The revelation that particle interactions, the most basic events in nature, may be consequences of geometry significantly advances a decades-long effort to reformulate quantum field theory, the body of laws describing elementary particles and their interactions. Interactions that were previously calculated with mathematical formulas thousands of terms long can now be described by computing the volume of the corresponding jewel-like “amplituhedron,” which yields an equivalent one-term expression.

“The degree of efficiency is mind-boggling,” said Jacob Bourjaily, a theoretical physicist at Harvard University and one of the researchers who developed the new idea. “You can easily do, on paper, computations that were infeasible even with a computer before.”

The new geometric version of quantum field theory could also facilitate the search for a theory of quantum gravity that would seamlessly connect the large- and small-scale pictures of the universe. Attempts thus far to incorporate gravity into the laws of physics at the quantum scale have run up against nonsensical infinities and deep paradoxes. The amplituhedron, or a similar geometric object, could help by removing two deeply rooted principles of physics: locality and unitarity.

https://www.simonsfoundation.org/quanta/20130917-a-jewel-at-the-heart-of-quantum-physics/

 

They present a pretty interesting hypothesis.

Edited by swansont
snipped most of article — copyright
Posted

Seems like possibly a big computational advancement that might in the future provide insight into an area of quantum theory that is presently believed by many to be generally lacking in common logic.

Posted

It applies to a subset of a subset and is not quite so general and worldshattering as the article implies - and whilst the authors claim it can and will be generalised there is no reason that must be so

Posted

It applies to a subset of a subset and is not quite so general and worldshattering as the article implies - and whilst the authors claim it can and will be generalised there is no reason that must be so

There's also the "by removing two deeply rooted principles of physics: locality and unitarity" bit. If your exhaustive and mutually exclusive probabilities don't add to 1, you've broken something.

Posted

There's also the "by removing two deeply rooted principles of physics: locality and unitarity" bit. If your exhaustive and mutually exclusive probabilities don't add to 1, you've broken something.

 

Strikes me as a little iconoclastic - it can sometimes be good to imagine what happens if we ignore this or that rule, but as you say probs not summing to 1 seems so beyond the norm

 

Also, anyone who seem to be messing with Feynman can't be up to much good (is that the epitome of the appeal to authority?)

Posted

Also, anyone who seem to be messing with Feynman can't be up to much good (is that the epitome of the appeal to authority?)

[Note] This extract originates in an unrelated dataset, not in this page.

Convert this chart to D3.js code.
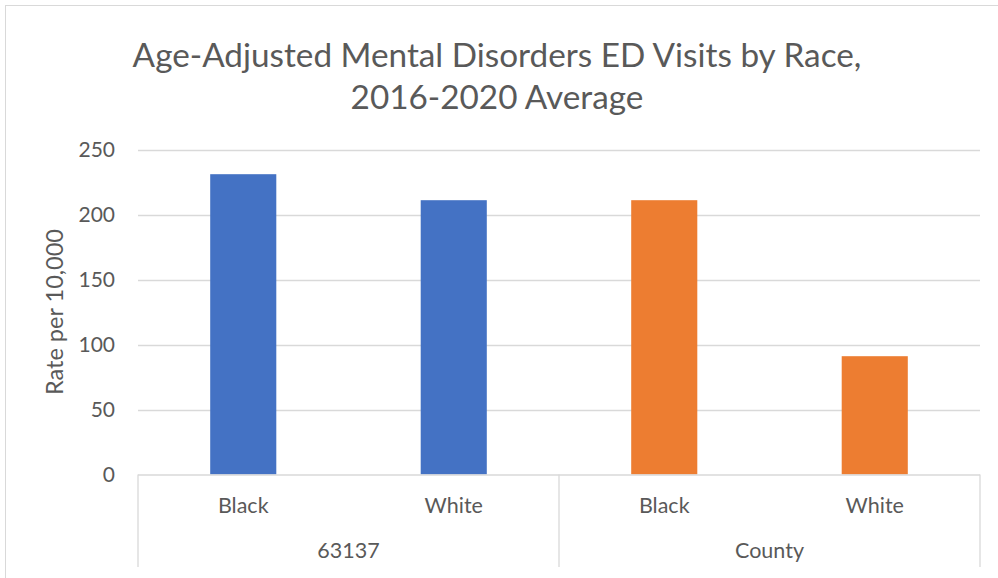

I'm not sure they are. If you view Feynman diagrams/integrals as analogous to a series expansion, then it seems to me that they've simply found a way to express the function rather than summing up terms in the series. I don't see the two in contradiction, from what little is actually explained.

 

My objection is to the suggestion that they've uncovered some underlying "truth" to the structure of nature. Like most of physics, it's a description of how nature behaves, not what it actually is. We will adopt it if it works better than what we have.

Posted

I'm not sure they are. If you view Feynman diagrams/integrals as analogous to a series expansion, then it seems to me that they've simply found a way to express the function rather than summing up terms in the series. I don't see the two in contradiction, from what little is actually explained.

 

My objection is to the suggestion that they've uncovered some underlying "truth" to the structure of nature. Like most of physics, it's a description of how nature behaves, not what it actually is. We will adopt it if it works better than what we have.

But, that is merely opinion as is the debate continues between the Platonic view and the other view of reality, which is the debate between whether mathematics is actually the language of nature or whether it is simply a representation.

You can study Quantum Physics or any Physics from my Design.

Yes, you can claim so, but if you really want to take a speculative idea don't do it in the News section. Do it in the Speculation section.